### Exercise description:
Please write the listing below out again exactly, leaving every picture behind.

### Given information:
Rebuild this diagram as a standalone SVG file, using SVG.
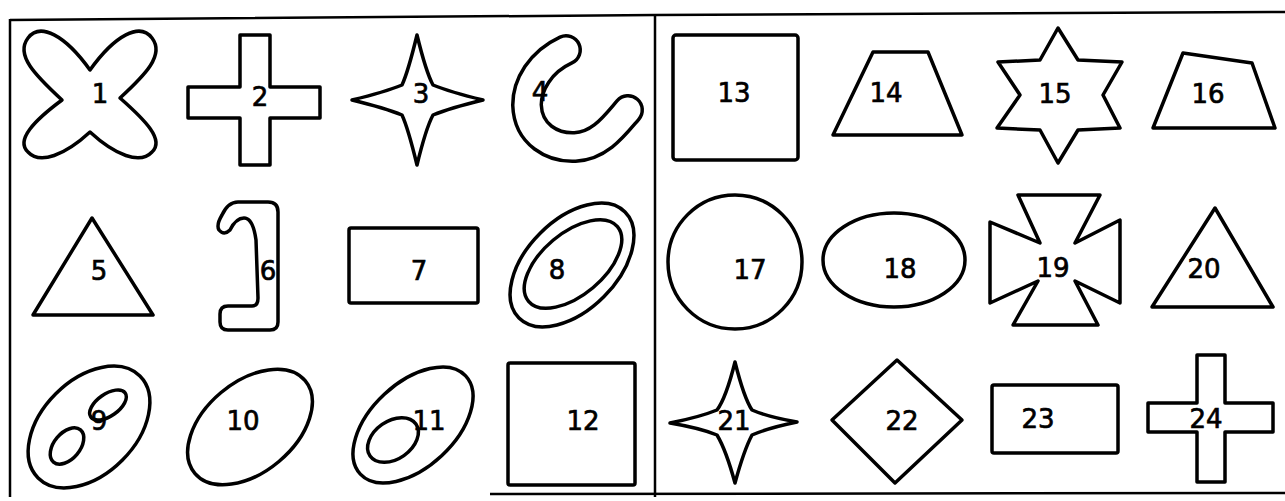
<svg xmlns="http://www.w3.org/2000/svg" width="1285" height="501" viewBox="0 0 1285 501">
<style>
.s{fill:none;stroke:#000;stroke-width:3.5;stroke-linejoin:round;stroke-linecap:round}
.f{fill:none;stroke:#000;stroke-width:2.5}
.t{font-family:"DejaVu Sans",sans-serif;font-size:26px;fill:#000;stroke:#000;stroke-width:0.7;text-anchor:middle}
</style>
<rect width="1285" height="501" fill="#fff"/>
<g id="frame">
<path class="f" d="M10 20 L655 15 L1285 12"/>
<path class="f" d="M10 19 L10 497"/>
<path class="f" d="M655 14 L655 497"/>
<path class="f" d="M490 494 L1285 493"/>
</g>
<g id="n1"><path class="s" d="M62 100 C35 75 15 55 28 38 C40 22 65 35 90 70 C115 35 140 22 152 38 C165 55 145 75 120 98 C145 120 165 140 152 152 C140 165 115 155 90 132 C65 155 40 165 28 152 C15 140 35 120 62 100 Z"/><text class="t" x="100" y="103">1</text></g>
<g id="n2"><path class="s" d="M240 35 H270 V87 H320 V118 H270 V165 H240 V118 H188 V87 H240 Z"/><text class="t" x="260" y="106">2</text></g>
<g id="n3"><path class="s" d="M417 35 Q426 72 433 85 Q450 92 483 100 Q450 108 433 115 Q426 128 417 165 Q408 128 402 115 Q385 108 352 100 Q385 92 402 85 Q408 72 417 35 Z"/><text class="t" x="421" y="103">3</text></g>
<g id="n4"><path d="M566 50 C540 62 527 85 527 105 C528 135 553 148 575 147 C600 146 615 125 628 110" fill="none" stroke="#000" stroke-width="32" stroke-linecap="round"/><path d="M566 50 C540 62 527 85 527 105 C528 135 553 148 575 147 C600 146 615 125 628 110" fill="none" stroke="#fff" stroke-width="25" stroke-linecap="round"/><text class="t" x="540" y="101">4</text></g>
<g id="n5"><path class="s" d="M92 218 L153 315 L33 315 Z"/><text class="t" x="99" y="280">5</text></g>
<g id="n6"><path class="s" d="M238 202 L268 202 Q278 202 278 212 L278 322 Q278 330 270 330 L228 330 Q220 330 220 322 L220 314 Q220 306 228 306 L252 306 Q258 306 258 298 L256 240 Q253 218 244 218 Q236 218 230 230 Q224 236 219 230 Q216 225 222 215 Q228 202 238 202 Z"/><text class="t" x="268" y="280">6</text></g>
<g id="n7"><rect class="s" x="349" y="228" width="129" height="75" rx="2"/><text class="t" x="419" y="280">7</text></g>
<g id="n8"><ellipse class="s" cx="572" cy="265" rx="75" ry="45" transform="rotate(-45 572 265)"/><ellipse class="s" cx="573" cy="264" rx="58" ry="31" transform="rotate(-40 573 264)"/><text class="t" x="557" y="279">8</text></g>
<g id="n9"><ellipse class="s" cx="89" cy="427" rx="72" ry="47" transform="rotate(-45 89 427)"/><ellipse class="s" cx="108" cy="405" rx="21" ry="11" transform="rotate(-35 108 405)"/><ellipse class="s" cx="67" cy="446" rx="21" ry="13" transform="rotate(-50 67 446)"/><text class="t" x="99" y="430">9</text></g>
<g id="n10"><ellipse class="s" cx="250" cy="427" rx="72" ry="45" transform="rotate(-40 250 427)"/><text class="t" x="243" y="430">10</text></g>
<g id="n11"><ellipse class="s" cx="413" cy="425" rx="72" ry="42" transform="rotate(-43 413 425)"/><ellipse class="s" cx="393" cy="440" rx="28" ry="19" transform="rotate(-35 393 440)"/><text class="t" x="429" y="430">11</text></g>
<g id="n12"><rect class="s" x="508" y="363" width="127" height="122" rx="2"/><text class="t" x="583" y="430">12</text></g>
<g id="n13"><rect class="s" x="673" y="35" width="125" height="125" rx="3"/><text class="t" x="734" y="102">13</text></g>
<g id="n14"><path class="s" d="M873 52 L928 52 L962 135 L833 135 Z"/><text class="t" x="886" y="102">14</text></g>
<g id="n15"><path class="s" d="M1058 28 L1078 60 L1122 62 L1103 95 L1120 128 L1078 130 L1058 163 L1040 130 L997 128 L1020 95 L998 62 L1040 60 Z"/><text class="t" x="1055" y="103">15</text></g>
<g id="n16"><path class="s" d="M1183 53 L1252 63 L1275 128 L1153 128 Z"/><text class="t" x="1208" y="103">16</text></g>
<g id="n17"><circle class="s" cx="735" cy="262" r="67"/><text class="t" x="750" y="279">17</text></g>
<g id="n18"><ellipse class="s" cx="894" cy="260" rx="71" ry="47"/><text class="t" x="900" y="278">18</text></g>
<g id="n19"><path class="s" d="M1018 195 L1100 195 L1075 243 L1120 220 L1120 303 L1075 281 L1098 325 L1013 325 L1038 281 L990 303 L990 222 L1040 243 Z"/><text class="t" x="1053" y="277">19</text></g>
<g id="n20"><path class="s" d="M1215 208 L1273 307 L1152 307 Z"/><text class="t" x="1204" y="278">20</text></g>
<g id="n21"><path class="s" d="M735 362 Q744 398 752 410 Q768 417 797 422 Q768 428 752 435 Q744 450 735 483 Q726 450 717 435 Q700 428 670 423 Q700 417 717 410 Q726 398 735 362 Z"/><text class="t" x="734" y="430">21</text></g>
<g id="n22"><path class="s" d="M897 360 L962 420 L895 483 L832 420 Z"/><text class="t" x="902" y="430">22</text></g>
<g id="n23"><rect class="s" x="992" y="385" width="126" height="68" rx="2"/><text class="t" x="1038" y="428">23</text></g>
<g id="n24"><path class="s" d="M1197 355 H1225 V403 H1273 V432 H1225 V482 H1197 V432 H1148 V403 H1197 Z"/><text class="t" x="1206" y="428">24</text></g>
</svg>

### Reply to the task:
Rebuild this diagram as a standalone SVG file, using SVG.
<svg xmlns="http://www.w3.org/2000/svg" width="1285" height="501" viewBox="0 0 1285 501">
<style>
.s{fill:none;stroke:#000;stroke-width:3.5;stroke-linejoin:round;stroke-linecap:round}
.f{fill:none;stroke:#000;stroke-width:2.5}
.t{font-family:"DejaVu Sans",sans-serif;font-size:26px;fill:#000;stroke:#000;stroke-width:0.7;text-anchor:middle}
</style>
<rect width="1285" height="501" fill="#fff"/>
<g id="frame">
<path class="f" d="M10 20 L655 15 L1285 12"/>
<path class="f" d="M10 19 L10 497"/>
<path class="f" d="M655 14 L655 497"/>
<path class="f" d="M490 494 L1285 493"/>
</g>
<g id="n1"><path class="s" d="M62 100 C35 75 15 55 28 38 C40 22 65 35 90 70 C115 35 140 22 152 38 C165 55 145 75 120 98 C145 120 165 140 152 152 C140 165 115 155 90 132 C65 155 40 165 28 152 C15 140 35 120 62 100 Z"/><text class="t" x="100" y="103">1</text></g>
<g id="n2"><path class="s" d="M240 35 H270 V87 H320 V118 H270 V165 H240 V118 H188 V87 H240 Z"/><text class="t" x="260" y="106">2</text></g>
<g id="n3"><path class="s" d="M417 35 Q426 72 433 85 Q450 92 483 100 Q450 108 433 115 Q426 128 417 165 Q408 128 402 115 Q385 108 352 100 Q385 92 402 85 Q408 72 417 35 Z"/><text class="t" x="421" y="103">3</text></g>
<g id="n4"><path d="M566 50 C540 62 527 85 527 105 C528 135 553 148 575 147 C600 146 615 125 628 110" fill="none" stroke="#000" stroke-width="32" stroke-linecap="round"/><path d="M566 50 C540 62 527 85 527 105 C528 135 553 148 575 147 C600 146 615 125 628 110" fill="none" stroke="#fff" stroke-width="25" stroke-linecap="round"/><text class="t" x="540" y="101">4</text></g>
<g id="n5"><path class="s" d="M92 218 L153 315 L33 315 Z"/><text class="t" x="99" y="280">5</text></g>
<g id="n6"><path class="s" d="M238 202 L268 202 Q278 202 278 212 L278 322 Q278 330 270 330 L228 330 Q220 330 220 322 L220 314 Q220 306 228 306 L252 306 Q258 306 258 298 L256 240 Q253 218 244 218 Q236 218 230 230 Q224 236 219 230 Q216 225 222 215 Q228 202 238 202 Z"/><text class="t" x="268" y="280">6</text></g>
<g id="n7"><rect class="s" x="349" y="228" width="129" height="75" rx="2"/><text class="t" x="419" y="280">7</text></g>
<g id="n8"><ellipse class="s" cx="572" cy="265" rx="75" ry="45" transform="rotate(-45 572 265)"/><ellipse class="s" cx="573" cy="264" rx="58" ry="31" transform="rotate(-40 573 264)"/><text class="t" x="557" y="279">8</text></g>
<g id="n9"><ellipse class="s" cx="89" cy="427" rx="72" ry="47" transform="rotate(-45 89 427)"/><ellipse class="s" cx="108" cy="405" rx="21" ry="11" transform="rotate(-35 108 405)"/><ellipse class="s" cx="67" cy="446" rx="21" ry="13" transform="rotate(-50 67 446)"/><text class="t" x="99" y="430">9</text></g>
<g id="n10"><ellipse class="s" cx="250" cy="427" rx="72" ry="45" transform="rotate(-40 250 427)"/><text class="t" x="243" y="430">10</text></g>
<g id="n11"><ellipse class="s" cx="413" cy="425" rx="72" ry="42" transform="rotate(-43 413 425)"/><ellipse class="s" cx="393" cy="440" rx="28" ry="19" transform="rotate(-35 393 440)"/><text class="t" x="429" y="430">11</text></g>
<g id="n12"><rect class="s" x="508" y="363" width="127" height="122" rx="2"/><text class="t" x="583" y="430">12</text></g>
<g id="n13"><rect class="s" x="673" y="35" width="125" height="125" rx="3"/><text class="t" x="734" y="102">13</text></g>
<g id="n14"><path class="s" d="M873 52 L928 52 L962 135 L833 135 Z"/><text class="t" x="886" y="102">14</text></g>
<g id="n15"><path class="s" d="M1058 28 L1078 60 L1122 62 L1103 95 L1120 128 L1078 130 L1058 163 L1040 130 L997 128 L1020 95 L998 62 L1040 60 Z"/><text class="t" x="1055" y="103">15</text></g>
<g id="n16"><path class="s" d="M1183 53 L1252 63 L1275 128 L1153 128 Z"/><text class="t" x="1208" y="103">16</text></g>
<g id="n17"><circle class="s" cx="735" cy="262" r="67"/><text class="t" x="750" y="279">17</text></g>
<g id="n18"><ellipse class="s" cx="894" cy="260" rx="71" ry="47"/><text class="t" x="900" y="278">18</text></g>
<g id="n19"><path class="s" d="M1018 195 L1100 195 L1075 243 L1120 220 L1120 303 L1075 281 L1098 325 L1013 325 L1038 281 L990 303 L990 222 L1040 243 Z"/><text class="t" x="1053" y="277">19</text></g>
<g id="n20"><path class="s" d="M1215 208 L1273 307 L1152 307 Z"/><text class="t" x="1204" y="278">20</text></g>
<g id="n21"><path class="s" d="M735 362 Q744 398 752 410 Q768 417 797 422 Q768 428 752 435 Q744 450 735 483 Q726 450 717 435 Q700 428 670 423 Q700 417 717 410 Q726 398 735 362 Z"/><text class="t" x="734" y="430">21</text></g>
<g id="n22"><path class="s" d="M897 360 L962 420 L895 483 L832 420 Z"/><text class="t" x="902" y="430">22</text></g>
<g id="n23"><rect class="s" x="992" y="385" width="126" height="68" rx="2"/><text class="t" x="1038" y="428">23</text></g>
<g id="n24"><path class="s" d="M1197 355 H1225 V403 H1273 V432 H1225 V482 H1197 V432 H1148 V403 H1197 Z"/><text class="t" x="1206" y="428">24</text></g>
</svg>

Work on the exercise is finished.